■ AIM OF THE EXERCISE
Retype the data exactly, from its first line to the line containing "x_over = x_max", including both, and skip any picture.

■ PROVIDED DATA
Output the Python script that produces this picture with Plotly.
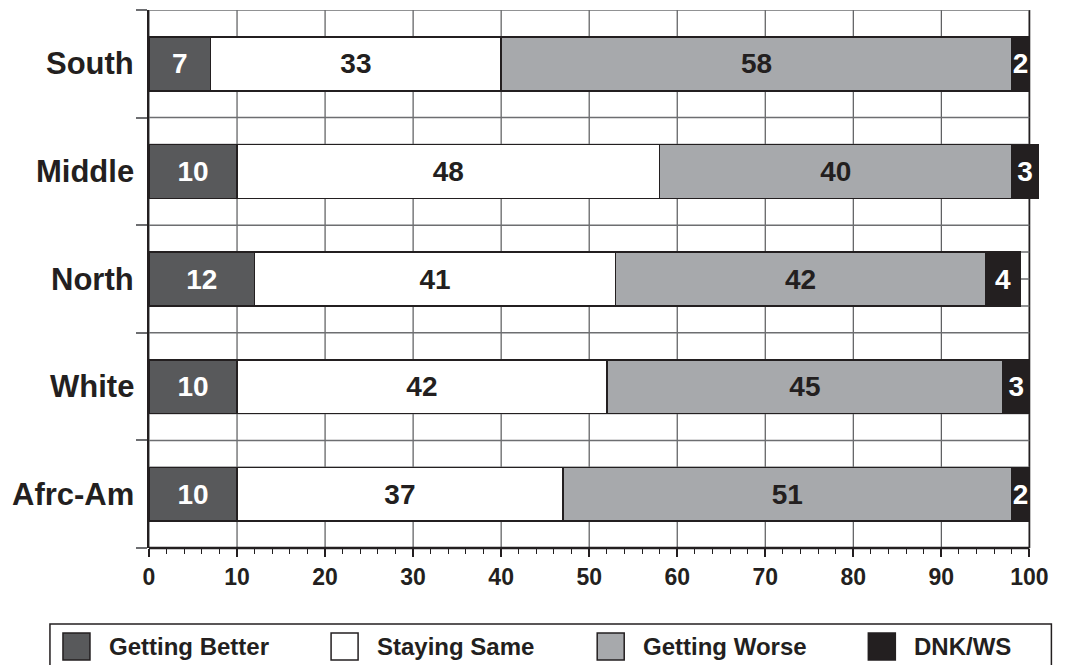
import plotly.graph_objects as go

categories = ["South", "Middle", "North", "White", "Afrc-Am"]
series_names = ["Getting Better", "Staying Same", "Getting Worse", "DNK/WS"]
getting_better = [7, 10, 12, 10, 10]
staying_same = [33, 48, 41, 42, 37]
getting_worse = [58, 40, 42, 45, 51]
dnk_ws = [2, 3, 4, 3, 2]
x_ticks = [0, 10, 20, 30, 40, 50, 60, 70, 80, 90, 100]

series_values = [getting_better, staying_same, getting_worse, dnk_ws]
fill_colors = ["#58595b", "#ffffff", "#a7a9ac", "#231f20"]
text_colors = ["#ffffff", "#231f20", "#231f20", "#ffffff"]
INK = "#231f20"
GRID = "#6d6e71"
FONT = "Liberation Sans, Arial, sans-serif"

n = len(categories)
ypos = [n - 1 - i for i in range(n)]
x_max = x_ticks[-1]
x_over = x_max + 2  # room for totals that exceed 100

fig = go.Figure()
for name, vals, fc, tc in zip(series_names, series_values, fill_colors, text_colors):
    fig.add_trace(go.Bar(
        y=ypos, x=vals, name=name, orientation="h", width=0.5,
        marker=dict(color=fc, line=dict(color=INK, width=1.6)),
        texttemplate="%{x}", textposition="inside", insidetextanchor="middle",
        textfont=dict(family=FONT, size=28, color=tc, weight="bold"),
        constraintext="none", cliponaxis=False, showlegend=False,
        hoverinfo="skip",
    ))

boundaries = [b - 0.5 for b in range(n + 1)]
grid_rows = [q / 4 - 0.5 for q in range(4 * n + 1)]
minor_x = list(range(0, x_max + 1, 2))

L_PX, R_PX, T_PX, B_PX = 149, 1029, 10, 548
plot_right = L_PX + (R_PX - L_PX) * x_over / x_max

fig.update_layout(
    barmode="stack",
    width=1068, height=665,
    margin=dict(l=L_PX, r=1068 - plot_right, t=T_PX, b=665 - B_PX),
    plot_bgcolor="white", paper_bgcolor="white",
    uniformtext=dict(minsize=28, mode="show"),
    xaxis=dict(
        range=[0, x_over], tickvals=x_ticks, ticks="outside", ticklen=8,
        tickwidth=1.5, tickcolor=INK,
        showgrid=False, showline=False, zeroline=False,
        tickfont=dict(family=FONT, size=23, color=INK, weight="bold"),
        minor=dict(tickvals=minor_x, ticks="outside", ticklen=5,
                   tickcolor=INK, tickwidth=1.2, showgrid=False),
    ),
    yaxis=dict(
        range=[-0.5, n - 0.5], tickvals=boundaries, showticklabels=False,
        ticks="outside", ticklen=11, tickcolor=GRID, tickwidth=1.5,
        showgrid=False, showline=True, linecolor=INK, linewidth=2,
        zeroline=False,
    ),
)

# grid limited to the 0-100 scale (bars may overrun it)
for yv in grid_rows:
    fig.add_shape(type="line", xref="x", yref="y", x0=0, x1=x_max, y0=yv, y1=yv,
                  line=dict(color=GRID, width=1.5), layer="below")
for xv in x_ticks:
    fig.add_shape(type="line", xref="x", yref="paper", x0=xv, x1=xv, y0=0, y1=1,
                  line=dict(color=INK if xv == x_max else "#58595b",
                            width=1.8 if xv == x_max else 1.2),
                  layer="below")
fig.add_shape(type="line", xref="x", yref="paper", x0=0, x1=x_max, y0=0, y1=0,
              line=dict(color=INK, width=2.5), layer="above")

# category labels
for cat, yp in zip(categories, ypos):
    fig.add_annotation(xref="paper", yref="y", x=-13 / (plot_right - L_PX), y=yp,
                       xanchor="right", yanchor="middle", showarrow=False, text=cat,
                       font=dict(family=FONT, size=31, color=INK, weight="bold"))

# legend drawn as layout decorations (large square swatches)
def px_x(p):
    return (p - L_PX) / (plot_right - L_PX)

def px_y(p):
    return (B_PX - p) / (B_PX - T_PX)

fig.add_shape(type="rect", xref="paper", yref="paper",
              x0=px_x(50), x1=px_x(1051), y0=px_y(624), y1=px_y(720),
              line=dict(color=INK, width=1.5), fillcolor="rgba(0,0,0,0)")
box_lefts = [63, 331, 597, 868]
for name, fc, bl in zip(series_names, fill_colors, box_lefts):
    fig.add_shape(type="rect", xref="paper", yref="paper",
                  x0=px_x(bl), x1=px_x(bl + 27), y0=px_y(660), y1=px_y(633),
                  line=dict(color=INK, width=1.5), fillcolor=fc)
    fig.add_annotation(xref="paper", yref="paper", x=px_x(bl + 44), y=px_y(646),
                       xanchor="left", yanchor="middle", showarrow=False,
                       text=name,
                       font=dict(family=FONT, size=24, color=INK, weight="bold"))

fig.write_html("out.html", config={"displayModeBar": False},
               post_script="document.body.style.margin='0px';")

■ EXPECTED OUTPUT
Output the Python script that produces this picture with Plotly.
import plotly.graph_objects as go

categories = ["South", "Middle", "North", "White", "Afrc-Am"]
series_names = ["Getting Better", "Staying Same", "Getting Worse", "DNK/WS"]
getting_better = [7, 10, 12, 10, 10]
staying_same = [33, 48, 41, 42, 37]
getting_worse = [58, 40, 42, 45, 51]
dnk_ws = [2, 3, 4, 3, 2]
x_ticks = [0, 10, 20, 30, 40, 50, 60, 70, 80, 90, 100]

series_values = [getting_better, staying_same, getting_worse, dnk_ws]
fill_colors = ["#58595b", "#ffffff", "#a7a9ac", "#231f20"]
text_colors = ["#ffffff", "#231f20", "#231f20", "#ffffff"]
INK = "#231f20"
GRID = "#6d6e71"
FONT = "Liberation Sans, Arial, sans-serif"

n = len(categories)
ypos = [n - 1 - i for i in range(n)]
x_max = x_ticks[-1]
x_over = x_max + 2  # room for totals that exceed 100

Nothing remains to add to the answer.